Partout, les défis de l’intégration ont été au cœur des discussions avec ses pairs. La sous-région se trouve en effet à la croisée des chemins avec la mise en route en septembre 2023 de l’Alliance des États du Sahel (AES) et les défis inhérents à son développement. « Nous devons renforcer nos échanges, faciliter la circulation des personnes et des biens, et réduire les tracasseries aux frontières. Et le président Diomaye est porté par ce projet panafricaniste », explique le chercheur Thierno Niang du CEDS.

« La politique diplomatique de proximité déployée dès l’installation du nouveau pouvoir en se rendant chez les pays voisins est un signal fort de l’ancrage du Sénégal dans le panafricanisme. Il ne fallait plus ostraciser les États voisins, mais plutôt travailler à leur réintégration dans toutes les instances sous-régionales et de les inscrire à nouveau dans le concert des nations africaines en les laissant mener leurs réformes et leurs politiques », estime pour sa part Babacar Louis Camara, président de la Convention des Dakarois.
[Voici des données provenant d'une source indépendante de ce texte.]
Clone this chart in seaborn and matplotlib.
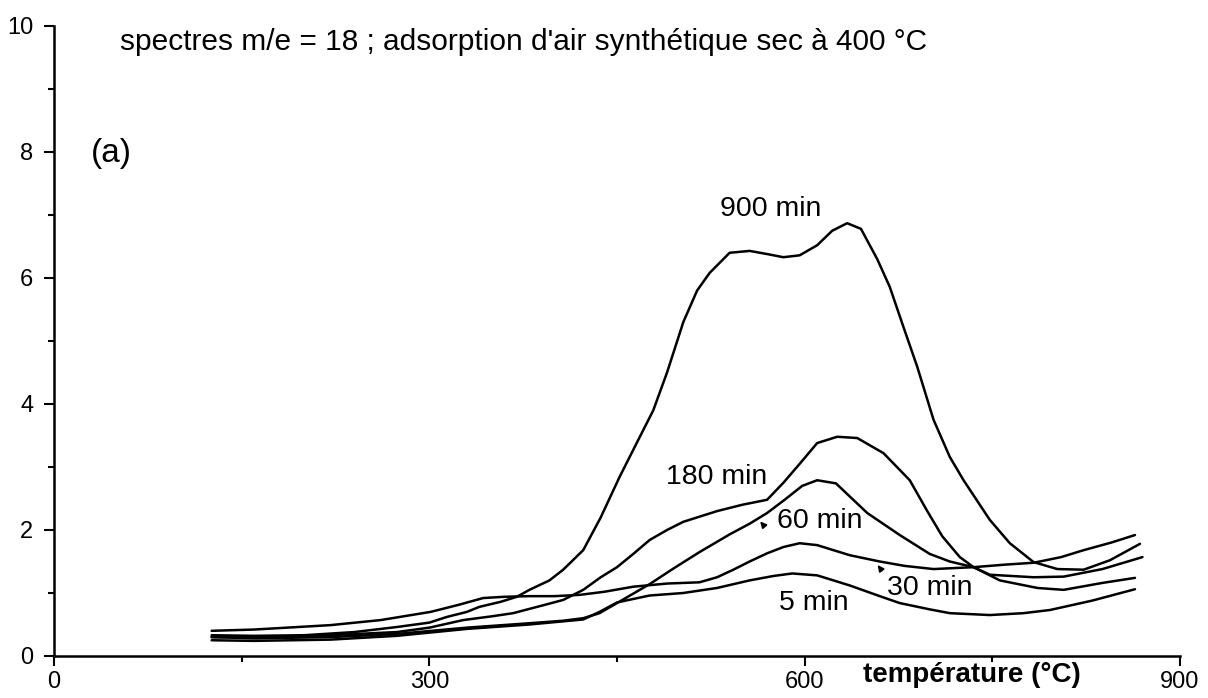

Le défi de traduire les ambitions en réalisations

Malgré ces orientations prometteuses, des défis demeurent. La question de la création d’une monnaie nationale, évoquée pendant la campagne électorale, semble avoir été mise en suspens. « Contrairement à ce qu’ils avaient dit, ils s’inscrivent dans la zone franc CFA. Ils sont donc, dans une dynamique de réassurance envers les partenaires techniques et financiers », signale l’ex-journaliste du groupe Emedia Invest, Mame Abdou Gaye Casset.

Cette position pragmatique reflète la complexité des enjeux économiques et monétaires dans la région. Bassirou Diomaye Faye semble avoir choisi de privilégier la stabilité à court terme, tout en laissant ouverte la possibilité de réformes monétaires à plus long terme.

La sécurité régionale reste aussi, une préoccupation majeure. Le Sénégal est, aujourd’hui, entouré par un cercle de feu. Il y a des complications majeures dans la sous-région et particulièrement au Sahel. Malgré cela, il continue d’être un pays paisible.

Le challenge pour les nouvelles autorités, qui souhaitent poser désormais « les fondations d’une nouvelle ère pour (le) pays » à travers le nouveau plan de référence « Sénégal 2050 », sera de maintenir cette stabilité tout en contribuant activement aux efforts de sécurité régionale.

Une autre préoccupation majeure sera de traduire les ambitions d’intégration régionale en réalisations concrètes. Cela nécessitera des investissements importants dans les infrastructures, l’harmonisation des réglementations et le renforcement des institutions régionales.